[STATED GOAL]
Pick out every line in the data below that holds "matplotlib".

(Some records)
==========
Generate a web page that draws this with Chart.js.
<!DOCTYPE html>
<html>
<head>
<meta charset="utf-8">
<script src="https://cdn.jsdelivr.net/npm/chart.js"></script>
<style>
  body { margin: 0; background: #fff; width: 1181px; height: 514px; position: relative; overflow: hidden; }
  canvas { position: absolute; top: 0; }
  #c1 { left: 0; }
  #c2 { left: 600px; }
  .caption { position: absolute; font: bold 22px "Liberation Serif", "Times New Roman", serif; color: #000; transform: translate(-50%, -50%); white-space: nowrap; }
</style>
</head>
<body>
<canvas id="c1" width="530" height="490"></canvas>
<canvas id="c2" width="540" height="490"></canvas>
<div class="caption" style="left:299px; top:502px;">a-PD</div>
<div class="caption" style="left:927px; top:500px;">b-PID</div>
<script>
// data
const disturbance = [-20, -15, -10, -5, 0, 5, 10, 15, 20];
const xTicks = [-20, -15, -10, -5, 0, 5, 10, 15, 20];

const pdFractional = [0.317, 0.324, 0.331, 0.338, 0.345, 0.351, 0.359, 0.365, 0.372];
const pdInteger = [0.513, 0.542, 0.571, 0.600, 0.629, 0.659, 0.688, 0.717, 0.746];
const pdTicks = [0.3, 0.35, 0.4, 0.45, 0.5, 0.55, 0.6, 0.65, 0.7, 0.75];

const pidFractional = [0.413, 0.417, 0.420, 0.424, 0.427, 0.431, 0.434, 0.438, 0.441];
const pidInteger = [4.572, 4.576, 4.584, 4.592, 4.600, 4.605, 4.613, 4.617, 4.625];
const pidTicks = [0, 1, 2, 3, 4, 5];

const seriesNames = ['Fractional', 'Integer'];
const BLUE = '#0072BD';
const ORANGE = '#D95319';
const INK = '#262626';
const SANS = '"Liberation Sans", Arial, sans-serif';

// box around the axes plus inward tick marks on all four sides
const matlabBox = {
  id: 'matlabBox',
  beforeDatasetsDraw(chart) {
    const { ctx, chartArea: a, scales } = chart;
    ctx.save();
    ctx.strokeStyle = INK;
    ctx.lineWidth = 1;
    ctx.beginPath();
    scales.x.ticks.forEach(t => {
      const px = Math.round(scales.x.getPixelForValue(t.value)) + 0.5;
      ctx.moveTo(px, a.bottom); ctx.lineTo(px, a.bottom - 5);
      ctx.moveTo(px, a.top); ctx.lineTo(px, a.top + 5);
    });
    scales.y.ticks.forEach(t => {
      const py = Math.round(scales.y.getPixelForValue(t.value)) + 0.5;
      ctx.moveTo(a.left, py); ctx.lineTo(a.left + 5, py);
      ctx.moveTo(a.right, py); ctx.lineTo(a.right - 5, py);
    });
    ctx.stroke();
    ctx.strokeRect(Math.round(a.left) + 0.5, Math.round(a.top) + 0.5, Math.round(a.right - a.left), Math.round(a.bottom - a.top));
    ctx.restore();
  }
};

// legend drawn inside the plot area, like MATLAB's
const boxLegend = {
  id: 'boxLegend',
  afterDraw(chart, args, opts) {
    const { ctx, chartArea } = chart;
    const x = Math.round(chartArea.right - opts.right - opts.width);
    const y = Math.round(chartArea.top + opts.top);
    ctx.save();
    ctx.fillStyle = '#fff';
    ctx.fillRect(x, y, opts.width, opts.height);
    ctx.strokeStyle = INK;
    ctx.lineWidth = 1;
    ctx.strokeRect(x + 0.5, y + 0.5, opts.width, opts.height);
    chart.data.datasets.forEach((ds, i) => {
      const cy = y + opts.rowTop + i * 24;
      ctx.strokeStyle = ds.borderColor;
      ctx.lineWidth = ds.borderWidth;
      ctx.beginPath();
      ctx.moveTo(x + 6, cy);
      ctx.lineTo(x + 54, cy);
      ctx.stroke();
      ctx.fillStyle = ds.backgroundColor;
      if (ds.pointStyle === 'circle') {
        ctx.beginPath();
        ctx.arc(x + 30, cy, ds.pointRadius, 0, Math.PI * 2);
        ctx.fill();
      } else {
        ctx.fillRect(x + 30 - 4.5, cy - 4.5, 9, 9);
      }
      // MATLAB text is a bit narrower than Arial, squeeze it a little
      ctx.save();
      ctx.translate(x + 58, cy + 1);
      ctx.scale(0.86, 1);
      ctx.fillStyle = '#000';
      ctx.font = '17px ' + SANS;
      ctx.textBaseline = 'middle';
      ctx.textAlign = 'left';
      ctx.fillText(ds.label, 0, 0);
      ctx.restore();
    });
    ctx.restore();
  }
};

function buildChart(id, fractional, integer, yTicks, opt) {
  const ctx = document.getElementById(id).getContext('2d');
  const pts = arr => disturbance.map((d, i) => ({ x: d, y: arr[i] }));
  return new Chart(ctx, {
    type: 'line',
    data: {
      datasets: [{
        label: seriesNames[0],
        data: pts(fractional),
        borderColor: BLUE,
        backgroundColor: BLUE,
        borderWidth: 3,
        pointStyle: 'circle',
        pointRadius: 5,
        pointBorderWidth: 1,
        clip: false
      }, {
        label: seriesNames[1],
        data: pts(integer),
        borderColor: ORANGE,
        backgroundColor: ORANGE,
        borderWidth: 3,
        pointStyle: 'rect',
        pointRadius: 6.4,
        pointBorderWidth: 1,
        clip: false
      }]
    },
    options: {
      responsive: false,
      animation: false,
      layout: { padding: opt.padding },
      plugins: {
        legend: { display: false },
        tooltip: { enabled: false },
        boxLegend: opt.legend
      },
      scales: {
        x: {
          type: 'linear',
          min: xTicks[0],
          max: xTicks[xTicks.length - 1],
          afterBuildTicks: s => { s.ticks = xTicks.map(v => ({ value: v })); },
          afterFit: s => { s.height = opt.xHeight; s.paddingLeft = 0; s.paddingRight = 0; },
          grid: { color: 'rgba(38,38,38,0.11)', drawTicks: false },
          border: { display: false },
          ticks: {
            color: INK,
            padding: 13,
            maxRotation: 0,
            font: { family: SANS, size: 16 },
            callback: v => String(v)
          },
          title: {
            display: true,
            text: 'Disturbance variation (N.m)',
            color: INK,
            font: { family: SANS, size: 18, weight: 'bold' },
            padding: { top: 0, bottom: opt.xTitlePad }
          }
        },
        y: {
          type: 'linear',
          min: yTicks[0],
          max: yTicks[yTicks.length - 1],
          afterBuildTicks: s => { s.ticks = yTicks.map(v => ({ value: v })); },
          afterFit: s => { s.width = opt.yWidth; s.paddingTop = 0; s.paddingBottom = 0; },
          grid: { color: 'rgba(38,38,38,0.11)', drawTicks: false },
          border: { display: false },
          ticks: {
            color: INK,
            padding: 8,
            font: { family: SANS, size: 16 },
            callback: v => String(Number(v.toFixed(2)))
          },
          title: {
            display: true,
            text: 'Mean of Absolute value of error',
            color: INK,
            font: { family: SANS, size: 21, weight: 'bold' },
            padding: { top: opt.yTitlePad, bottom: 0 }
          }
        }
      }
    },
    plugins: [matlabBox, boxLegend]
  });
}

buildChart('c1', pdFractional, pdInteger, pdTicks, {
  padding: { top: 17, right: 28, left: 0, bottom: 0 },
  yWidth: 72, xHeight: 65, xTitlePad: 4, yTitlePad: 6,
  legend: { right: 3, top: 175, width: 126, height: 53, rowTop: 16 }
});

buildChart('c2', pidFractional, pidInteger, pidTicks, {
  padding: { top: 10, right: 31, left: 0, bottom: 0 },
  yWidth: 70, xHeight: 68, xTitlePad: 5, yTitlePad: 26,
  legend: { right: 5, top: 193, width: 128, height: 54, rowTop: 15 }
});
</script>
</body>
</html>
==========
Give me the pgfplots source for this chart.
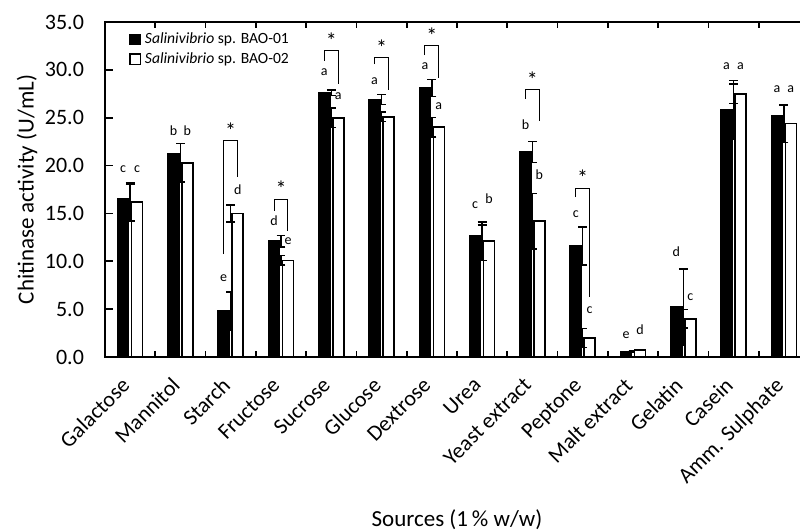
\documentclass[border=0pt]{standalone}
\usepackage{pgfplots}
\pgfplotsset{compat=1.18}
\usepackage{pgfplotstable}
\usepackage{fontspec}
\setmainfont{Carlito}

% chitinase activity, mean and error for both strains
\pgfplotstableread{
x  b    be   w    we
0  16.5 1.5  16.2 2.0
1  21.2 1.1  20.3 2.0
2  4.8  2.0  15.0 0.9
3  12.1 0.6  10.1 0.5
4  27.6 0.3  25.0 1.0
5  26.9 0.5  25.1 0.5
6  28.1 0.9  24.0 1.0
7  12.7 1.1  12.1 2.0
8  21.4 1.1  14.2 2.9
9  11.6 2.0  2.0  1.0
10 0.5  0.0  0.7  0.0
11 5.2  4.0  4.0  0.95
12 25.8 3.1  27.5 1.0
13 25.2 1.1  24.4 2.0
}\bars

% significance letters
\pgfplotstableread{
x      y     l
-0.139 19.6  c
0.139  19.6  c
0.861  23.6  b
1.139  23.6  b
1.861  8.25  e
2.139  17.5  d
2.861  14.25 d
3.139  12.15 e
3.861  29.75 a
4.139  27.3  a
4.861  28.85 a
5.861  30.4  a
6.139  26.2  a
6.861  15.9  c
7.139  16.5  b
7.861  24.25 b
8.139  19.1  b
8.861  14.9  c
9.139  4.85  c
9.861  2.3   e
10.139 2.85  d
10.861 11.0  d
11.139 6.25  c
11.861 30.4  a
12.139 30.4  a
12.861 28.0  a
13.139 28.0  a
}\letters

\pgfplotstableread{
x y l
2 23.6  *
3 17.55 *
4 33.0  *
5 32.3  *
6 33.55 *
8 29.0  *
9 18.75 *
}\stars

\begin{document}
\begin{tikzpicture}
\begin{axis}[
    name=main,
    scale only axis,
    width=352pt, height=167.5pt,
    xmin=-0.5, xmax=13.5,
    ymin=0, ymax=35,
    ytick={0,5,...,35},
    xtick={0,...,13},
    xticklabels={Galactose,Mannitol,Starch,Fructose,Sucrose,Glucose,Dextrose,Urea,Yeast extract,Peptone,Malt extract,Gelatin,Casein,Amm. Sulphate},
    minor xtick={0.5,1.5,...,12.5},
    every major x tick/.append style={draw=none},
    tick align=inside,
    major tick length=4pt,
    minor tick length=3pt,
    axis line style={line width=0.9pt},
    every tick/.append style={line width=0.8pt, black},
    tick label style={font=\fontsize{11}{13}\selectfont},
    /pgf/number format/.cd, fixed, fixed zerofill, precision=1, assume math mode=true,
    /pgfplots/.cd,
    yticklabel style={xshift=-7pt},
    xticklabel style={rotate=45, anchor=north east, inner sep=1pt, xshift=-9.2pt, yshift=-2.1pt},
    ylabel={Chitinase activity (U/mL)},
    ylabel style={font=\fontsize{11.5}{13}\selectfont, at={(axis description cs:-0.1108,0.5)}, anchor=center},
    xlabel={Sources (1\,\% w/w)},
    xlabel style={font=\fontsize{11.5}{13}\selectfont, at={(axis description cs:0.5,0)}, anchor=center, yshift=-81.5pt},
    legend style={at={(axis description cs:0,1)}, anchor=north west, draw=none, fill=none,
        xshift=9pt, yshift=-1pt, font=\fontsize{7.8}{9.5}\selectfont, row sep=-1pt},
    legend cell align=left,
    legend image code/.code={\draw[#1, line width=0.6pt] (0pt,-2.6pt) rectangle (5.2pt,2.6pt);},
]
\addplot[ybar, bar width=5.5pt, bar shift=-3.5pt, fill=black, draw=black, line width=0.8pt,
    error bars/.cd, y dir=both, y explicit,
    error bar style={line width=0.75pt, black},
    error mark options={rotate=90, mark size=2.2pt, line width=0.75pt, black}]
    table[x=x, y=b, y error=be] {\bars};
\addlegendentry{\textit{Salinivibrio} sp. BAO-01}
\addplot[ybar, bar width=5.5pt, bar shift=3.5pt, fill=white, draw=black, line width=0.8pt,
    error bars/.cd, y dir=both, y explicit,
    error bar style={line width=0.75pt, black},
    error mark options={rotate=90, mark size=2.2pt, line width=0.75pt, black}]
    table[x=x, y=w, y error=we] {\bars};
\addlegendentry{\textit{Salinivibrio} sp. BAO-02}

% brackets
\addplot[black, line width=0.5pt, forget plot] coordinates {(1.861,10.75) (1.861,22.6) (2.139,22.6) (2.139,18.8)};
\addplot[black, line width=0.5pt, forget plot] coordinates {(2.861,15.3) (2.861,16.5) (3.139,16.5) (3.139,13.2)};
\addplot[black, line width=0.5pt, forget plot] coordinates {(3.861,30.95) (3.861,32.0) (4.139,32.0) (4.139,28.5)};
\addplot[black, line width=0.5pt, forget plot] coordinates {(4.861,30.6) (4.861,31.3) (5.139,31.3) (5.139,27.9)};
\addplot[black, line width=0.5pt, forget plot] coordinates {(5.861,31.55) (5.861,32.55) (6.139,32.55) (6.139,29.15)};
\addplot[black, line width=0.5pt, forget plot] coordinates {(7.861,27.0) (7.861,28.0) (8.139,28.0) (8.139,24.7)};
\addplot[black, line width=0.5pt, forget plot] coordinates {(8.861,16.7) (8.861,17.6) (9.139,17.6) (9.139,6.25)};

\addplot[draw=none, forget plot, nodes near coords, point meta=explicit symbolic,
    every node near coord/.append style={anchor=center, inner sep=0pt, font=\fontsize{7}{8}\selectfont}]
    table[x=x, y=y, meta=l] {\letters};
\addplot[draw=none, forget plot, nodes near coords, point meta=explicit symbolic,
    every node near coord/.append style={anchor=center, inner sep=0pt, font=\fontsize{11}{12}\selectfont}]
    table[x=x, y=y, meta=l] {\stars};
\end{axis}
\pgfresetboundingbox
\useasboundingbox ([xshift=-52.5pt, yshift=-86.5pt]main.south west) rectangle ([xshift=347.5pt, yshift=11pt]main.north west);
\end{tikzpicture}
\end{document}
==========
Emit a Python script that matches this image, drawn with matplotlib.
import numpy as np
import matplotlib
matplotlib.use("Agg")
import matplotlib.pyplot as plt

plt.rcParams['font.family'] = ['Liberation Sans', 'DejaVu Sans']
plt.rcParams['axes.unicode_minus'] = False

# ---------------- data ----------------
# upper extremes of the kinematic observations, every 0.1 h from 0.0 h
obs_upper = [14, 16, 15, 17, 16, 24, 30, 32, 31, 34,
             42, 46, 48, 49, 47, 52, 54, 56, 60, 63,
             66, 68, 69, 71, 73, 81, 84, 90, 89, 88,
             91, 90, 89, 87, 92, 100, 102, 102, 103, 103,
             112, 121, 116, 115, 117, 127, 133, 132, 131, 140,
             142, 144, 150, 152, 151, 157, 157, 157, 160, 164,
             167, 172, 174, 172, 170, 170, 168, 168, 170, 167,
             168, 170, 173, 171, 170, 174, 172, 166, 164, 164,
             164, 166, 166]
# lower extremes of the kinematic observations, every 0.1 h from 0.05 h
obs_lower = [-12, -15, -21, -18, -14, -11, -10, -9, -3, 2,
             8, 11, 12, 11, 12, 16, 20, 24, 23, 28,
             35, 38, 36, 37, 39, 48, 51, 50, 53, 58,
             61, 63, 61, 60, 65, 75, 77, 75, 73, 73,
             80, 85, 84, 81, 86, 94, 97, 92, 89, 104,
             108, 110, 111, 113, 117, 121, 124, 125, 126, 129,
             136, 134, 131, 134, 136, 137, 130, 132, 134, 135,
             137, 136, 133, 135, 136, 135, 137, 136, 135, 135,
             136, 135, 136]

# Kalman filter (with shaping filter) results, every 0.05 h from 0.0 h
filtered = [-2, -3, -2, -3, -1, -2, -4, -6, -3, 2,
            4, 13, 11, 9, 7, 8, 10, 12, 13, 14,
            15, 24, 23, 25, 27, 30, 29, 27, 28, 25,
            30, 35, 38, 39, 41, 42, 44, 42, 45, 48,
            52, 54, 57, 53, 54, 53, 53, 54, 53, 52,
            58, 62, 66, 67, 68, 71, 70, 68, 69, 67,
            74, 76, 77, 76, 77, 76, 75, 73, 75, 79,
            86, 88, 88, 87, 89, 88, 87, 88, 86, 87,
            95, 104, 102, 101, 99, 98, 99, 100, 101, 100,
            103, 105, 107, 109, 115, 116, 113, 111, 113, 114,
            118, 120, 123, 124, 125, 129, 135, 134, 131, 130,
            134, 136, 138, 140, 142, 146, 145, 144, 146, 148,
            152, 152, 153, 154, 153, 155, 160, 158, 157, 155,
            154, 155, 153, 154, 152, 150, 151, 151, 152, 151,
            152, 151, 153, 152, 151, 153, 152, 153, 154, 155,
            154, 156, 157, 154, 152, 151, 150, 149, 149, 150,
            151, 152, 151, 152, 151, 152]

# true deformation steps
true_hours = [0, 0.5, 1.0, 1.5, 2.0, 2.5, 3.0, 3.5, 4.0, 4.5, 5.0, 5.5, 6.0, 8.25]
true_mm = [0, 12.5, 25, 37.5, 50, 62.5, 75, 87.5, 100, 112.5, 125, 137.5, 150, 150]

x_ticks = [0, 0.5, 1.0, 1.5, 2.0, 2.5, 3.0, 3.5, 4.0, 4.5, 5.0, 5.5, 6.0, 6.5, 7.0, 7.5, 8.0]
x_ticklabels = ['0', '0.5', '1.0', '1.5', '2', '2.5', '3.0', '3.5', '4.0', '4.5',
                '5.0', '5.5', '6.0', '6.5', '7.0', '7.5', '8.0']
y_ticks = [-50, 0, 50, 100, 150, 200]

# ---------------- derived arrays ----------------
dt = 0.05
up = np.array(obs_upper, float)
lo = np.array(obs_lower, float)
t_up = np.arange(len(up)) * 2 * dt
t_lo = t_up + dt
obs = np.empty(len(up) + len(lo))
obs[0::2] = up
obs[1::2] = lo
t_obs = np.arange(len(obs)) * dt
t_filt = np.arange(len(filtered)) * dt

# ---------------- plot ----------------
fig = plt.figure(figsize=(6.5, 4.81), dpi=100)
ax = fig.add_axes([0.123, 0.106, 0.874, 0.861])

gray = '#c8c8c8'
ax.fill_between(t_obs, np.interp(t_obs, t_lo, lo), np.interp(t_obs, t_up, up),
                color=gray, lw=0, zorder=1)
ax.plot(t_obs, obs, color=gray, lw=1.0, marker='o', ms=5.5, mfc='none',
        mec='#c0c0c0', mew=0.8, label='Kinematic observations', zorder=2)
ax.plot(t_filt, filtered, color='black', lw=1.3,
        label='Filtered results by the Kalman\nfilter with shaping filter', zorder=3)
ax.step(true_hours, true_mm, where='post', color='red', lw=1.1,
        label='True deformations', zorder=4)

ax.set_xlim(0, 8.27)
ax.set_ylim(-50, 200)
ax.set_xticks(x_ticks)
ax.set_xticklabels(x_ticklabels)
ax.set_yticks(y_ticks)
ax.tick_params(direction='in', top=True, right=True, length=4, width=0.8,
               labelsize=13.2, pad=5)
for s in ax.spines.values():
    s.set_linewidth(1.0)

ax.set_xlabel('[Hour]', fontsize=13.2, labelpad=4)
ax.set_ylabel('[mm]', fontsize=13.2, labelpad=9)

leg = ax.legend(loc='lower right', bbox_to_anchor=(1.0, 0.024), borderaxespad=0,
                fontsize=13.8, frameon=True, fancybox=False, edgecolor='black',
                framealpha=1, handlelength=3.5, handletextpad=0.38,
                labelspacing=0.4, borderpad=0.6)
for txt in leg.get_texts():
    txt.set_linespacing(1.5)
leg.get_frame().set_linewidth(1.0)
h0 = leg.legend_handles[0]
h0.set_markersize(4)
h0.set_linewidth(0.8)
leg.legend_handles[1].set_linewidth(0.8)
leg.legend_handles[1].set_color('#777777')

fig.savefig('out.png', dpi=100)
==========
[WRITTEN RESPONSE]
Emit a Python script that matches this image, drawn with matplotlib.
import matplotlib
matplotlib.use("Agg")
import matplotlib.pyplot as plt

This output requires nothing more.